▶ [Instruction]:
Your task is to copy the listing exactly, with the pictures left out.

▶ [Data section]:
* Start *

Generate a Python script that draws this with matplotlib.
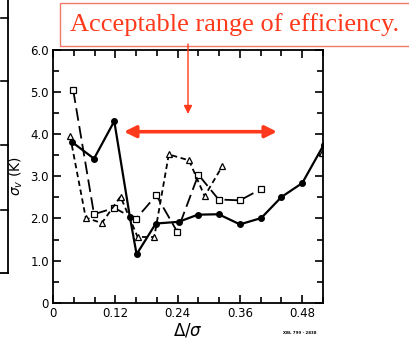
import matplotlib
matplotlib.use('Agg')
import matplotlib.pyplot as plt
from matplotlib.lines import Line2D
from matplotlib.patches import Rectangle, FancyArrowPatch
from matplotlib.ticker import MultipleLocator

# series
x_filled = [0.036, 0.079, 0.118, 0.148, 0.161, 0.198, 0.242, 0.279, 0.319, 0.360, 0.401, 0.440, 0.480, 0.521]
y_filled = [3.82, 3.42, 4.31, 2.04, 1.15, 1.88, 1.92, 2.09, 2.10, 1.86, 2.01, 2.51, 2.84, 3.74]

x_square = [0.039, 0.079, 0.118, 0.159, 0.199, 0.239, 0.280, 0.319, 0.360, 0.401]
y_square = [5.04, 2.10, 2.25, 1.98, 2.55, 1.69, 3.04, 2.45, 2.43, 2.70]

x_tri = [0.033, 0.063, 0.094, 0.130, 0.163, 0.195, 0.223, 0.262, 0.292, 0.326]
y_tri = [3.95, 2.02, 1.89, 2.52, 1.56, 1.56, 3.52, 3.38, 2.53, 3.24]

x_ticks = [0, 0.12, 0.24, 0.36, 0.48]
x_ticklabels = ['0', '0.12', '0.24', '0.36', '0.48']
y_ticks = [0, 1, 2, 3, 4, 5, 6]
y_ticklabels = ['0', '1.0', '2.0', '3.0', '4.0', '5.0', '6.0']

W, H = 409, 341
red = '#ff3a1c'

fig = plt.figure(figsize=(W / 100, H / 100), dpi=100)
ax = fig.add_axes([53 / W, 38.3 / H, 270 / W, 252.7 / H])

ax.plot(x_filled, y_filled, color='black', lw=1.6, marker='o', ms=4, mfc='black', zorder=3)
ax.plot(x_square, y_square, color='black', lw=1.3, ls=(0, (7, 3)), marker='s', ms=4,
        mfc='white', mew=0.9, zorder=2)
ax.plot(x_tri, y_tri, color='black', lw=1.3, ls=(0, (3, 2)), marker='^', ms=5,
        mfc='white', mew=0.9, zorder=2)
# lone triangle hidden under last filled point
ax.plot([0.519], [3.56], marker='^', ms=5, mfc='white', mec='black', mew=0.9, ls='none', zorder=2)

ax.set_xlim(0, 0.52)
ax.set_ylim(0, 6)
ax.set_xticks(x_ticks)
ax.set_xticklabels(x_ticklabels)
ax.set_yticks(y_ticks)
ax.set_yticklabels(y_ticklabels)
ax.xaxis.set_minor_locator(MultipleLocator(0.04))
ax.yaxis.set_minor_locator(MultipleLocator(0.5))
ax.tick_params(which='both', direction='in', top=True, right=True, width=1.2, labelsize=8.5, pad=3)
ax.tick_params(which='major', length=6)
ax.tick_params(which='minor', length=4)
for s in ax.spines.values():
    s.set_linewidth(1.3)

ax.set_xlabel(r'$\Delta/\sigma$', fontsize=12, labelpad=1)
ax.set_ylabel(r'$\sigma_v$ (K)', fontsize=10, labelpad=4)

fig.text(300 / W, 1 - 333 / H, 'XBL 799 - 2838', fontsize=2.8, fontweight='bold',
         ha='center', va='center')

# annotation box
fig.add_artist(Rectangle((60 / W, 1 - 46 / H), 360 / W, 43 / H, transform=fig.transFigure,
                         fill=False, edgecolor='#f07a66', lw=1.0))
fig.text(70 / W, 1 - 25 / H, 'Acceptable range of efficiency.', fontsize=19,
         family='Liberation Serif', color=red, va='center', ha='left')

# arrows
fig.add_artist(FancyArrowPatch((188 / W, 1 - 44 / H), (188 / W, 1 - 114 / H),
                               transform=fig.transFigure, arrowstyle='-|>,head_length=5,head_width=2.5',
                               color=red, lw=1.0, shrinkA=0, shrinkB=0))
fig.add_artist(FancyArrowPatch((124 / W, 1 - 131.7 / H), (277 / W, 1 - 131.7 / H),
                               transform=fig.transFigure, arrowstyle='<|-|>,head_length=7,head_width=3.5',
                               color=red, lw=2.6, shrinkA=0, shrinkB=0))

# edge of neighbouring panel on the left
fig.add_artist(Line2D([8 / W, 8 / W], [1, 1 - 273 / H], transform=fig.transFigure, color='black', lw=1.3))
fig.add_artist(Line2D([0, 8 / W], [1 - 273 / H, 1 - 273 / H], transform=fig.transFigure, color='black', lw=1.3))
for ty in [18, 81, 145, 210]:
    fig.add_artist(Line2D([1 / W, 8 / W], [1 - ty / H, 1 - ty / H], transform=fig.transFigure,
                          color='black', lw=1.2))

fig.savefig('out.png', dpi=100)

* End *

▶ [Expected answer]:
Generate a Python script that draws this with matplotlib.
import matplotlib
matplotlib.use('Agg')
import matplotlib.pyplot as plt
from matplotlib.lines import Line2D
from matplotlib.patches import Rectangle, FancyArrowPatch
from matplotlib.ticker import MultipleLocator

# series
x_filled = [0.036, 0.079, 0.118, 0.148, 0.161, 0.198, 0.242, 0.279, 0.319, 0.360, 0.401, 0.440, 0.480, 0.521]
y_filled = [3.82, 3.42, 4.31, 2.04, 1.15, 1.88, 1.92, 2.09, 2.10, 1.86, 2.01, 2.51, 2.84, 3.74]

x_square = [0.039, 0.079, 0.118, 0.159, 0.199, 0.239, 0.280, 0.319, 0.360, 0.401]
y_square = [5.04, 2.10, 2.25, 1.98, 2.55, 1.69, 3.04, 2.45, 2.43, 2.70]

x_tri = [0.033, 0.063, 0.094, 0.130, 0.163, 0.195, 0.223, 0.262, 0.292, 0.326]
y_tri = [3.95, 2.02, 1.89, 2.52, 1.56, 1.56, 3.52, 3.38, 2.53, 3.24]

x_ticks = [0, 0.12, 0.24, 0.36, 0.48]
x_ticklabels = ['0', '0.12', '0.24', '0.36', '0.48']
y_ticks = [0, 1, 2, 3, 4, 5, 6]
y_ticklabels = ['0', '1.0', '2.0', '3.0', '4.0', '5.0', '6.0']

W, H = 409, 341
red = '#ff3a1c'

fig = plt.figure(figsize=(W / 100, H / 100), dpi=100)
ax = fig.add_axes([53 / W, 38.3 / H, 270 / W, 252.7 / H])

ax.plot(x_filled, y_filled, color='black', lw=1.6, marker='o', ms=4, mfc='black', zorder=3)
ax.plot(x_square, y_square, color='black', lw=1.3, ls=(0, (7, 3)), marker='s', ms=4,
        mfc='white', mew=0.9, zorder=2)
ax.plot(x_tri, y_tri, color='black', lw=1.3, ls=(0, (3, 2)), marker='^', ms=5,
        mfc='white', mew=0.9, zorder=2)
# lone triangle hidden under last filled point
ax.plot([0.519], [3.56], marker='^', ms=5, mfc='white', mec='black', mew=0.9, ls='none', zorder=2)

ax.set_xlim(0, 0.52)
ax.set_ylim(0, 6)
ax.set_xticks(x_ticks)
ax.set_xticklabels(x_ticklabels)
ax.set_yticks(y_ticks)
ax.set_yticklabels(y_ticklabels)
ax.xaxis.set_minor_locator(MultipleLocator(0.04))
ax.yaxis.set_minor_locator(MultipleLocator(0.5))
ax.tick_params(which='both', direction='in', top=True, right=True, width=1.2, labelsize=8.5, pad=3)
ax.tick_params(which='major', length=6)
ax.tick_params(which='minor', length=4)
for s in ax.spines.values():
    s.set_linewidth(1.3)

ax.set_xlabel(r'$\Delta/\sigma$', fontsize=12, labelpad=1)
ax.set_ylabel(r'$\sigma_v$ (K)', fontsize=10, labelpad=4)

fig.text(300 / W, 1 - 333 / H, 'XBL 799 - 2838', fontsize=2.8, fontweight='bold',
         ha='center', va='center')

# annotation box
fig.add_artist(Rectangle((60 / W, 1 - 46 / H), 360 / W, 43 / H, transform=fig.transFigure,
                         fill=False, edgecolor='#f07a66', lw=1.0))
fig.text(70 / W, 1 - 25 / H, 'Acceptable range of efficiency.', fontsize=19,
         family='Liberation Serif', color=red, va='center', ha='left')

# arrows
fig.add_artist(FancyArrowPatch((188 / W, 1 - 44 / H), (188 / W, 1 - 114 / H),
                               transform=fig.transFigure, arrowstyle='-|>,head_length=5,head_width=2.5',
                               color=red, lw=1.0, shrinkA=0, shrinkB=0))
fig.add_artist(FancyArrowPatch((124 / W, 1 - 131.7 / H), (277 / W, 1 - 131.7 / H),
                               transform=fig.transFigure, arrowstyle='<|-|>,head_length=7,head_width=3.5',
                               color=red, lw=2.6, shrinkA=0, shrinkB=0))

# edge of neighbouring panel on the left
fig.add_artist(Line2D([8 / W, 8 / W], [1, 1 - 273 / H], transform=fig.transFigure, color='black', lw=1.3))
fig.add_artist(Line2D([0, 8 / W], [1 - 273 / H, 1 - 273 / H], transform=fig.transFigure, color='black', lw=1.3))
for ty in [18, 81, 145, 210]:
    fig.add_artist(Line2D([1 / W, 8 / W], [1 - ty / H, 1 - ty / H], transform=fig.transFigure,
                          color='black', lw=1.2))

fig.savefig('out.png', dpi=100)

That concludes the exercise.